= Mecklenburg Railway Company =

The Mecklenburg Railway Company (Mecklenburgische Eisenbahngesellschaft) was founded in 1845 to build a railway line from Hagenow to Rostock and to Güstrow, now in the German state of Mecklenburg-Vorpommern. It was nationalised in 1873 and combined with the Grand Duchy of Mecklenburg Friedrich-Franz Railway.
==History ==
The planning of the Prussian Berlin–Hamburg line from 1841 inspired the Grand Duchy of Mecklenburg-Schwerin to develop projects for its own network. On 25 February 1846, three companies founded in the previous year, the Schwerin-Wismar Railway Company (Schwerin-Wismarsche Eisenbahn-Gesellschaft), the Hagenow-Schwerin-Rostock Railway Company (Hagenow-Schwerin-Rostocker Eisenbahn-Gesellschaft) and the Güstrow-Bützow Railway Company (Güstrow-Bützower Eisenbahn-Gesellschaft), combined to form the Mecklenburg Railway Company.

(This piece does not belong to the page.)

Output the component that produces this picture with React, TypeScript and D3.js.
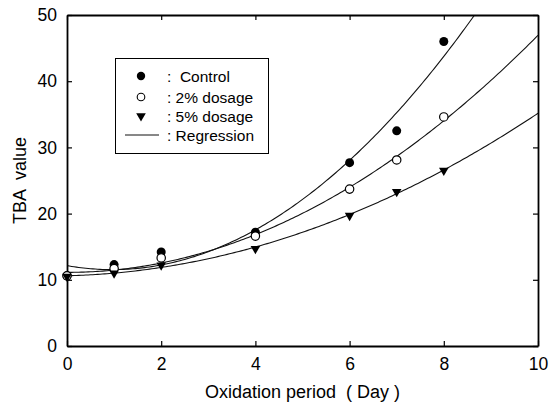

On 10 March 1846 the Company received a concession to build a railway from Hagenow via Schwerin to Wismar as well as from Bad Kleinen via Bützow to Rostock and Güstrow.

On 1 May 1847, the section between Hagenow and Schwerin was put into operation. On 12 July 1848, the line to Wismar was completed. Finally, on 13 May 1850, the lines to Rostock and to Güstrow were opened.